The surviving plotters, including Fawkes, faced trial in January 1606. Sir Edward Coke, the attorney general, prosecuted them for high treason, presenting the gunpowder barrels and Fawkes’s confessions as irrefutable evidence. The trial was a formality; the outcome was never in doubt. On January 31, 1606, Fawkes, along with Thomas Winter, Ambrose Rookwood, and Robert Keyes, were sentenced to be hanged, drawn and quartered. At the scaffold in Westminster’s Old Palace Yard, Fawkes, weakened by torture but resolute, climbed the ladder and leapt, breaking his neck and sparing himself the gruesome dismemberment that followed for the others.
The government wasted no time in capitalising on the plot’s failure. New anti-Catholic laws tightened the screws on an already oppressed community, with heavier fines, property seizures, and restrictions on Catholic worship. Fr Henry Garnet, a Jesuit priest with tangential ties to the plotters, was arrested and executed, his involvement exaggerated to justify broader persecution. The Gunpowder Plot became a propaganda triumph for the Protestant regime, cementing Catholics as a perpetual threat in the public imagination.
The Fawkes Myth
The Gunpowder Plot failed spectacularly, but Guy Fawkes’s name endured, twisted by time into a symbol of rebellion. Every November 5, his effigy is burned on bonfires across Britain during Guy Fawkes Night, a ritual celebrating the plot’s defeat.

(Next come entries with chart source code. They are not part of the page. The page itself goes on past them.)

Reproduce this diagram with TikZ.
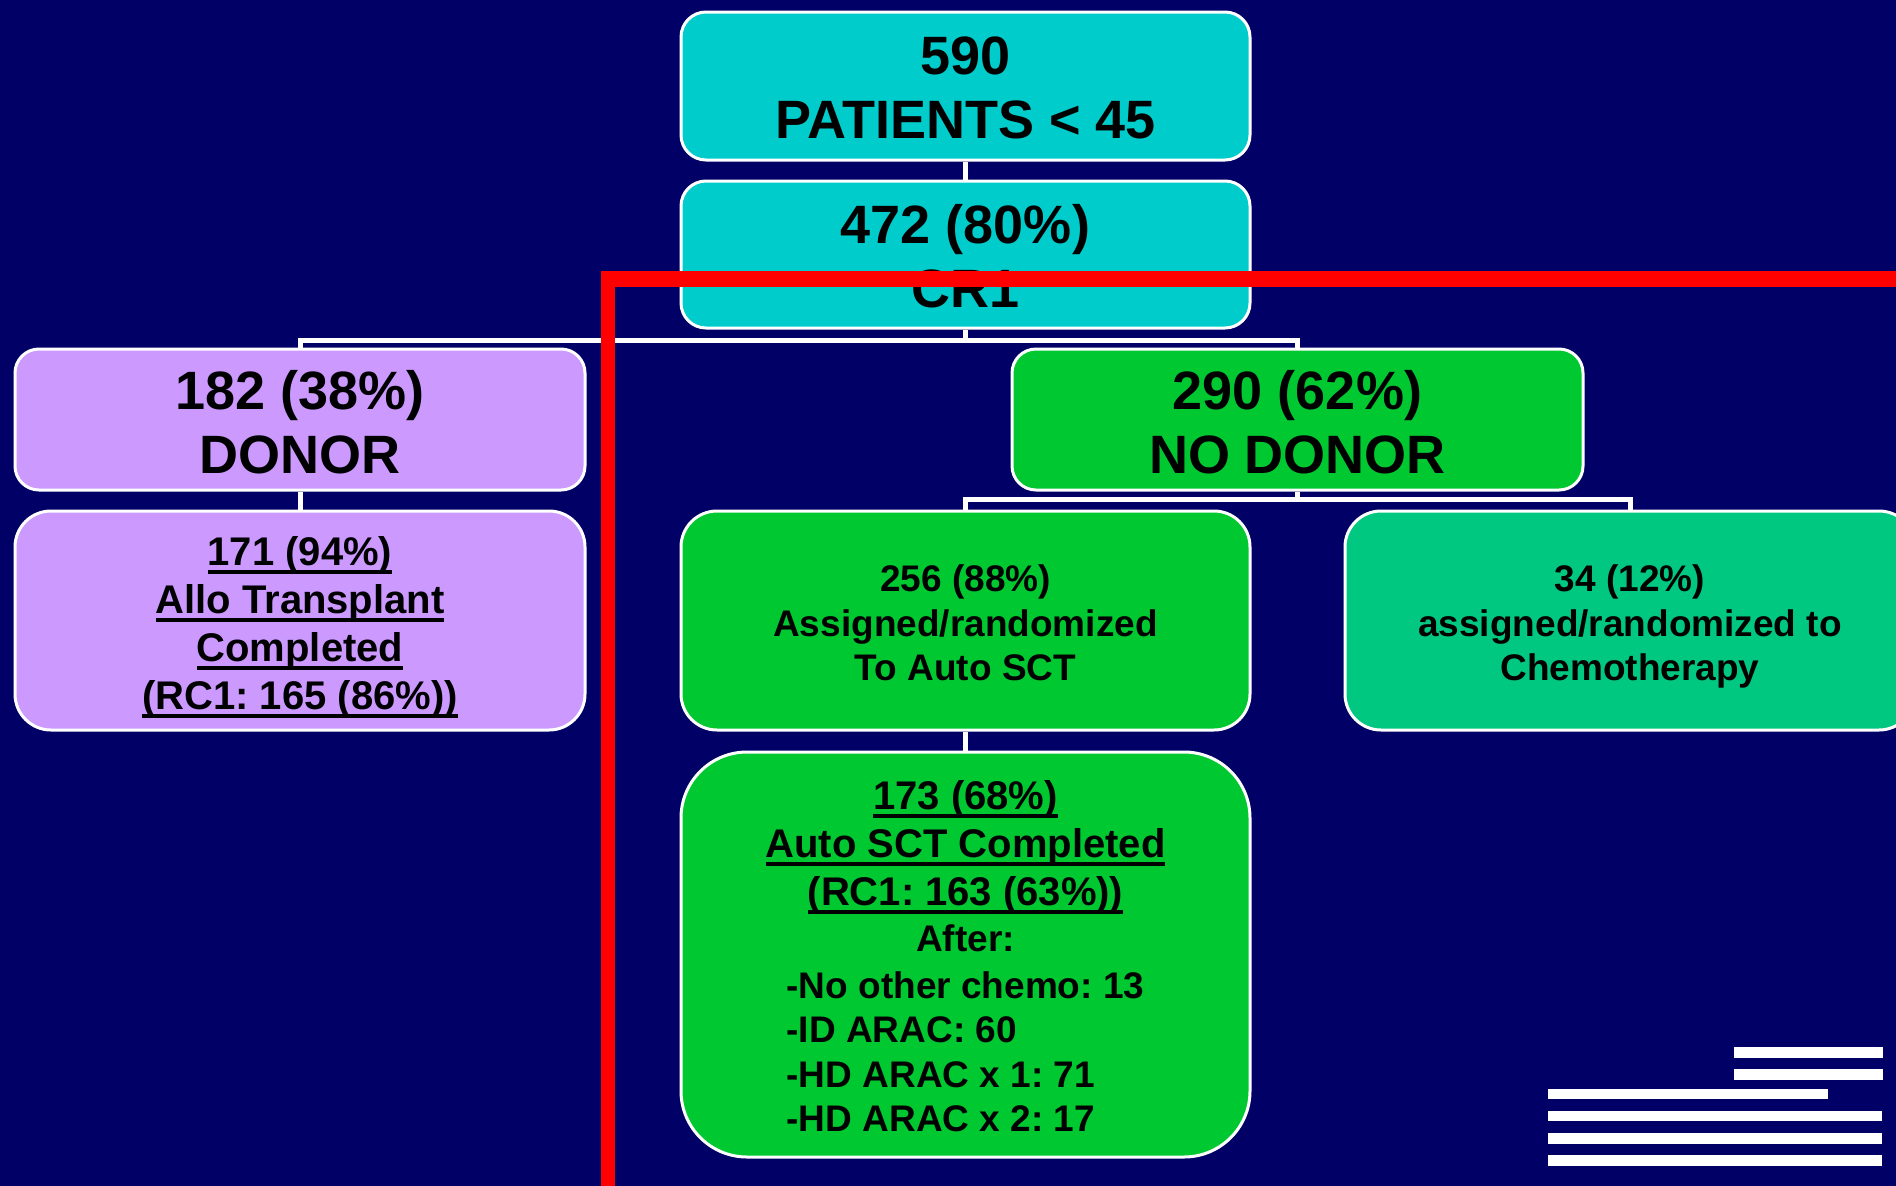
\documentclass[tikz,border=0pt]{standalone}
\usepackage{fontspec}
\setmainfont{Liberation Sans}
\frenchspacing
\definecolor{navybg}{RGB}{0,0,102}
\definecolor{cyanbox}{RGB}{0,204,204}
\definecolor{purplebox}{RGB}{204,153,255}
\definecolor{greenbox}{RGB}{0,200,48}
\definecolor{chemobox}{RGB}{0,200,128}
\definecolor{redline}{RGB}{255,0,0}
\newcommand\ulx[1]{\setbox0\hbox{#1}\rlap{\rule[-8.5pt]{\wd0}{4pt}}\box0}
\tikzset{
  box/.style={draw=white, line width=3pt, minimum width=569pt, inner sep=0pt},
  txt/.style={text=black, align=center, inner sep=0pt},
  bigtxt/.style={txt, font=\bfseries\fontsize{54}{64}\selectfont},
  midtxt/.style={txt, font=\bfseries\fontsize{40}{48}\selectfont},
  smalltxt/.style={txt, font=\bfseries\fontsize{37}{44.5}\selectfont},
  conn/.style={draw=white, line width=5pt},
}
\begin{document}
\begin{tikzpicture}[x=1pt,y=-1pt]
\useasboundingbox (0,0) rectangle (1896,1186);
\fill[navybg] (0,0) rectangle (1896,1186);

\coordinate (j1) at (965.5,340);
\coordinate (j2) at (965.5,499);

% boxes
\node[box, fill=cyanbox, rounded corners=25pt, minimum height=148pt] (top) at (965.5,86) {};
\node[box, fill=cyanbox, rounded corners=25pt, minimum height=147pt] (cr) at (965.5,254.5) {};
\node[box, fill=purplebox, rounded corners=24pt, minimum height=141pt, minimum width=570pt] (donor) at (300,419.5) {};
\node[box, fill=purplebox, rounded corners=36pt, minimum height=219pt, minimum width=570pt] (allo) at (300,620.5) {};
\node[box, fill=greenbox, rounded corners=24pt, minimum height=141pt, minimum width=571pt] (nodonor) at (1297.5,419.5) {};
\node[box, fill=greenbox, rounded corners=36pt, minimum height=219pt] (auto) at (965.5,620.5) {};
\node[box, fill=chemobox, rounded corners=36pt, minimum height=219pt, minimum width=570pt] (chemo) at (1630,620.5) {};
\node[box, fill=greenbox, rounded corners=66pt, minimum height=405pt] (final) at (965.5,954.5) {};

% connectors
\draw[conn] (top.south) -- (cr.north);
\draw[conn] (cr.south) -- (j1);
\draw[conn] (donor.north) -- (donor.north |- j1) -| (nodonor.north);
\draw[conn] (donor.south) -- (allo.north);
\draw[conn] (nodonor.south) -- (nodonor.south |- j2);
\draw[conn] (auto.north) -- (auto.north |- j2) -| (chemo.north);
\draw[conn] (auto.south) -- (final.north);

% texts
\node[bigtxt, yshift=-2.4pt] (toptxt) at (top.center) {590\\PATIENTS < 45};
\node[bigtxt, yshift=-1.2pt] (crtxt) at (cr.center) {472 (80\%)\\CR1};
\node[bigtxt, yshift=-2.4pt] (donortxt) at (donor.center) {182 (38\%)\\DONOR};
\node[midtxt, yshift=-6.6pt] (allotxt) at (allo.center) {\ulx{171 (94\%)}\\\ulx{Allo Transplant}\\\ulx{Completed}\\\ulx{(RC1: 165 (86\%))}};
\node[bigtxt, yshift=-2.4pt] (nodonortxt) at (nodonor.center) {290 (62\%)\\NO DONOR};
\node[smalltxt, yshift=-2.4pt] (autotxt) at (auto.center) {256 (88\%)\\Assigned/randomized\\To Auto SCT};
\node[smalltxt, yshift=-2.4pt] (chemotxt) at (chemo.center) {34 (12\%)\\assigned/randomized to\\\smash{Chemotherapy}};
\node[midtxt, yshift=-8pt] (finaltxt) at (final.center) {\ulx{173 (68\%)}\\\ulx{Auto SCT Completed}\\\ulx{(RC1: 163 (63\%))}\\[-1.5pt]{\fontsize{37}{44.5}\selectfont After:}\\[-1.5pt]{\fontsize{37}{44.5}\selectfont\begin{tabular}[t]{@{}l@{}}-No other chemo: 13\\-ID ARAC: 60\\-HD ARAC x 1: 71\\-HD ARAC x 2: 17\end{tabular}}};

% decoration lines bottom right
\fill[white] (1734,1047) rectangle (1883,1058);
\fill[white] (1734,1069) rectangle (1883,1080);
\fill[white] (1548,1089) rectangle (1828,1099);
\fill[white] (1548,1111) rectangle (1882,1121);
\fill[white] (1548,1133) rectangle (1882,1144);
\fill[white] (1548,1155) rectangle (1882,1166);

% red L overlay
\fill[redline] (601,271) rectangle (615,1186);
\fill[redline] (601,271) rectangle (1896,287);
\end{tikzpicture}
\end{document}
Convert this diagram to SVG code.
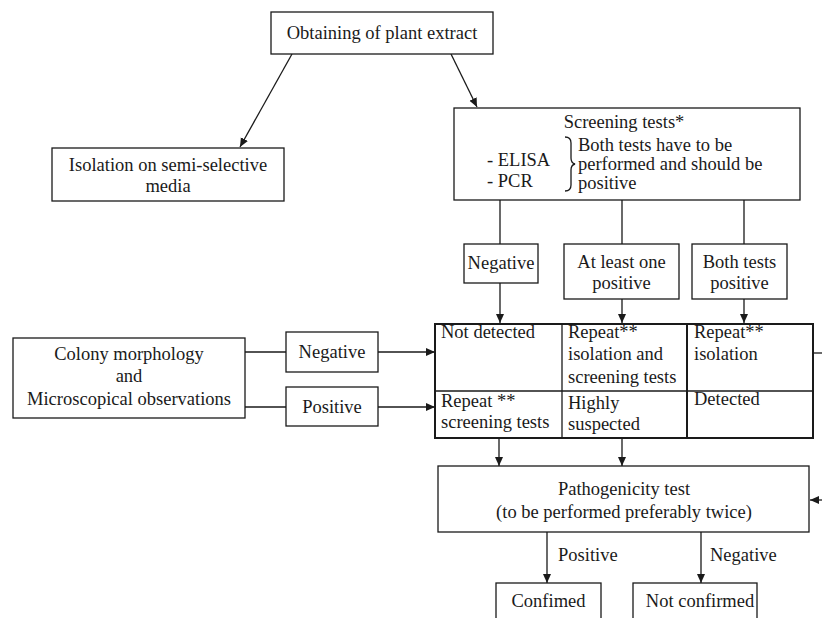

As we seek to understand this complex historical figure, it’s important to note that Fawkes was not an anarchist or revolutionary in the modern sense. He was a Catholic soldier, driven by faith and the crushing weight of persecution to an act of desperation. One may argue about his methods, especially from our moral perspective today, but his goal was not to tear down society but to restore what he saw as the true faith. As fireworks light the sky each November, the real Guy Fawkes — a man of conviction, caught in a brutal religious divide — deserves more than a caricature. He was neither a villainous traitor nor a heroic freedom fighter, but a product of his time, pushed to extremes by a world that offered no middle ground.